═════ DATA SHOWN
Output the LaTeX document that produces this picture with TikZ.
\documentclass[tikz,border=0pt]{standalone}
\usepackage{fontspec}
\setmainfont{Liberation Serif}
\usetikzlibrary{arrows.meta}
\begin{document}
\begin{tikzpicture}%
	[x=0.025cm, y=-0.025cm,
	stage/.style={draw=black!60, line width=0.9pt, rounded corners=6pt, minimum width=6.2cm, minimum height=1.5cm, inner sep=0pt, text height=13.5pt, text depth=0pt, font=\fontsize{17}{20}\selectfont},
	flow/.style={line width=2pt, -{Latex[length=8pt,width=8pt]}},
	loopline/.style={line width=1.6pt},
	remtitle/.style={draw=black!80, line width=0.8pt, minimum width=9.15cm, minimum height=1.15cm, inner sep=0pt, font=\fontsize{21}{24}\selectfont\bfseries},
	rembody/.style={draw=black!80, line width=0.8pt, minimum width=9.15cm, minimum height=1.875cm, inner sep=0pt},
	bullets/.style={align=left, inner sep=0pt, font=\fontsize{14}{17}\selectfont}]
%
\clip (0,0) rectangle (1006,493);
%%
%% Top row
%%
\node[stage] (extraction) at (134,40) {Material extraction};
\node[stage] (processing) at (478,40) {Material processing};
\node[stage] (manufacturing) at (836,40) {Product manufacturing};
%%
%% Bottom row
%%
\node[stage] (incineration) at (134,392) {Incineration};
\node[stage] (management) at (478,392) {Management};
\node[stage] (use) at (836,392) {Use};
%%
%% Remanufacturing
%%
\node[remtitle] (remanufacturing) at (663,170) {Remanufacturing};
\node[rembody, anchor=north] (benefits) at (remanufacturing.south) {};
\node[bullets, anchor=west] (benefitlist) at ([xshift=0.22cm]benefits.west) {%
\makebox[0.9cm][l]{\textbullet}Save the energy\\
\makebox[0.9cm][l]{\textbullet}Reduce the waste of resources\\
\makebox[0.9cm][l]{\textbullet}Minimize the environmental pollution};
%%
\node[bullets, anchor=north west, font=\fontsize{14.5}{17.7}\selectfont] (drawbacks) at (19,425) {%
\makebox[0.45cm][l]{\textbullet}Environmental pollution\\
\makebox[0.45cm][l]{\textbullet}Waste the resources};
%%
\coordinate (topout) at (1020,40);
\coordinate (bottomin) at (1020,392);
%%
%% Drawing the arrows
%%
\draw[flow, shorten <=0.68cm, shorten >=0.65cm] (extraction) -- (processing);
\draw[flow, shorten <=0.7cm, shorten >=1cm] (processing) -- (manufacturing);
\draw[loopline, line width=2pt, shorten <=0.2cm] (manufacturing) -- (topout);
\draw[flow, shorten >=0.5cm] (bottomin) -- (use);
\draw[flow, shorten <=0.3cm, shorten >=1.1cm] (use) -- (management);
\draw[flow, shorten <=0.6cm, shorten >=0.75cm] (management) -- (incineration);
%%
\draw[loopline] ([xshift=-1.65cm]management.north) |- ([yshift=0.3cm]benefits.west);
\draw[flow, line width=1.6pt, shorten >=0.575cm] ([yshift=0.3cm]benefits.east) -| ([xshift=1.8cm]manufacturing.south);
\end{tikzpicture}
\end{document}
══════════
═════ DATA SHOWN
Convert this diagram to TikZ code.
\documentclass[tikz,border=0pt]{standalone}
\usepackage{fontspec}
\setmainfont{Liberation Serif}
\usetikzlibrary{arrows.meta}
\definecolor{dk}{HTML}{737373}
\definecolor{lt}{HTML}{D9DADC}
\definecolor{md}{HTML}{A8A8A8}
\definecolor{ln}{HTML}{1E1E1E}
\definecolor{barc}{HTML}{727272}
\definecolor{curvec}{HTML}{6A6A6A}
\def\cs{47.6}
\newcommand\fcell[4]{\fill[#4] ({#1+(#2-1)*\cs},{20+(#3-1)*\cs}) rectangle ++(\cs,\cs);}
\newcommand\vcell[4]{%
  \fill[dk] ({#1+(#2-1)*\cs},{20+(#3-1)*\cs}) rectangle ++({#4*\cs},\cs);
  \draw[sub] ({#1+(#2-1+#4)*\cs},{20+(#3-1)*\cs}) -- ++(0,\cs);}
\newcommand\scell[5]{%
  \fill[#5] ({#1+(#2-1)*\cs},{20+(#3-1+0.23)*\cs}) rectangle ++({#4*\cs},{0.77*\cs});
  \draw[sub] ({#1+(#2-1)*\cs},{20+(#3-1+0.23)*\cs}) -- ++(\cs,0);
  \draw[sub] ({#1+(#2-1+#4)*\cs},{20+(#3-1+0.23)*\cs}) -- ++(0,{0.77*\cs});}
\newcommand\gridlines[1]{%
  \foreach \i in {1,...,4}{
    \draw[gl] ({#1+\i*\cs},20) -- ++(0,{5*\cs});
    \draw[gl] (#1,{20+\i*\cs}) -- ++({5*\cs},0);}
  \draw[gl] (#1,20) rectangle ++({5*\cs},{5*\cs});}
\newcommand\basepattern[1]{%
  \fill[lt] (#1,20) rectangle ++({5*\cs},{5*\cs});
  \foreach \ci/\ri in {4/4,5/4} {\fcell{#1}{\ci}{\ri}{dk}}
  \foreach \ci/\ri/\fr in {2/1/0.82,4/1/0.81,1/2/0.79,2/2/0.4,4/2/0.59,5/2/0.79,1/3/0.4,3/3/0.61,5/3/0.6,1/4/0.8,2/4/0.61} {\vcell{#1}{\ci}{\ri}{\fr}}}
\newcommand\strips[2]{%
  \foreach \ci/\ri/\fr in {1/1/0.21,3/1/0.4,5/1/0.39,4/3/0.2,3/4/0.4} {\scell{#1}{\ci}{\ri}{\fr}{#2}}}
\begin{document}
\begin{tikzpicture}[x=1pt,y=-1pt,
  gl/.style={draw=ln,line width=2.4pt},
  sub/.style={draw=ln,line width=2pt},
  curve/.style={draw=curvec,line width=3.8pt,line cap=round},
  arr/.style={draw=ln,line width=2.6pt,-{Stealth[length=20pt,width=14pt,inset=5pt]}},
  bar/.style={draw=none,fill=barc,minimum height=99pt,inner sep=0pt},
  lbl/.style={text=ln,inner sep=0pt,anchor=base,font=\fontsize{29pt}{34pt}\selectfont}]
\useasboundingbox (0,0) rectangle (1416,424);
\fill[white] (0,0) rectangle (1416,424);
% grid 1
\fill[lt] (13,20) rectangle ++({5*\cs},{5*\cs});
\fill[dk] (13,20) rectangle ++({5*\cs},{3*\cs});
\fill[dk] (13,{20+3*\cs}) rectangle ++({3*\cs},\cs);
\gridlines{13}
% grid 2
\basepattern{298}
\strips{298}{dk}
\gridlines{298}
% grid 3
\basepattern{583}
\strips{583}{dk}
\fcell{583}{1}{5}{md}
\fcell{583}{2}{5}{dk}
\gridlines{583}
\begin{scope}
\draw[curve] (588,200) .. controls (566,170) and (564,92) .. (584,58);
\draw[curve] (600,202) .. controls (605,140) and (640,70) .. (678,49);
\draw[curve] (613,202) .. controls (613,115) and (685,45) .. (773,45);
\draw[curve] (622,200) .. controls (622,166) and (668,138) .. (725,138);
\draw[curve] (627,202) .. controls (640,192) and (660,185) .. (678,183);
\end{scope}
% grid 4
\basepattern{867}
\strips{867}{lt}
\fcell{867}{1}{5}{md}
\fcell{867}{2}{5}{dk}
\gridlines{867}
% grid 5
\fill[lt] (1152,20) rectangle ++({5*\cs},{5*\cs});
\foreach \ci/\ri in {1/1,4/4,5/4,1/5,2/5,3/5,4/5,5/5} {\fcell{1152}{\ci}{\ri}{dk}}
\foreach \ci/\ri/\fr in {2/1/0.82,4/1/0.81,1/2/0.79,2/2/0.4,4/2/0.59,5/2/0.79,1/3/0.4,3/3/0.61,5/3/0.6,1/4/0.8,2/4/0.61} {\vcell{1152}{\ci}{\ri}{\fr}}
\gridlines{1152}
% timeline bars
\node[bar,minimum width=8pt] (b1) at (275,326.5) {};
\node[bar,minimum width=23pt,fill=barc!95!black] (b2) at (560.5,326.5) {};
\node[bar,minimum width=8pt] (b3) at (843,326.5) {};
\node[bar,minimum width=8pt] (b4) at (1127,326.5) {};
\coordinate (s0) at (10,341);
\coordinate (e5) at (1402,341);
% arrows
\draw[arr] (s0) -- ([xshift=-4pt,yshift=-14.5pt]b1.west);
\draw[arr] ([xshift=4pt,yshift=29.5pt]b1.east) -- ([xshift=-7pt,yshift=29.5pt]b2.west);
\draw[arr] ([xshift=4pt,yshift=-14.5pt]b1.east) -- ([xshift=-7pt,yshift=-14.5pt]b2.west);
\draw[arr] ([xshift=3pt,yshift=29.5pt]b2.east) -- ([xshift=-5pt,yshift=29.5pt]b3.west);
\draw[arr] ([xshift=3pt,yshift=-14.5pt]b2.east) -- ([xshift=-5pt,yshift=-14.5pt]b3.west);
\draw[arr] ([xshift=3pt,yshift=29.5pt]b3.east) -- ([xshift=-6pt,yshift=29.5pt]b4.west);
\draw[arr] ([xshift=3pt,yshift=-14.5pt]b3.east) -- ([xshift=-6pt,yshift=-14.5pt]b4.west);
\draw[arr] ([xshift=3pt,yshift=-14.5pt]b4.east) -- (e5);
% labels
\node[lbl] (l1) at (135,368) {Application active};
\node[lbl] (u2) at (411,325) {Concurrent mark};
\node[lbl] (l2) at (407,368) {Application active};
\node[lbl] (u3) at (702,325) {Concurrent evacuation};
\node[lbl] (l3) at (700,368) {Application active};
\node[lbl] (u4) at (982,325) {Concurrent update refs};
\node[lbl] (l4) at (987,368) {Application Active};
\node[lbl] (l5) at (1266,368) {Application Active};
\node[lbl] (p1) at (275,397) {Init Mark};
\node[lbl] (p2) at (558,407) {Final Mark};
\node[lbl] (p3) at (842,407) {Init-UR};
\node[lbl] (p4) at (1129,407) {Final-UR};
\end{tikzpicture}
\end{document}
══════════
## GIVEN EXERCISE
Find how many lines of the entries contain "this". Respond with the number only.

## SOLUTION TO THE PROBLEM
2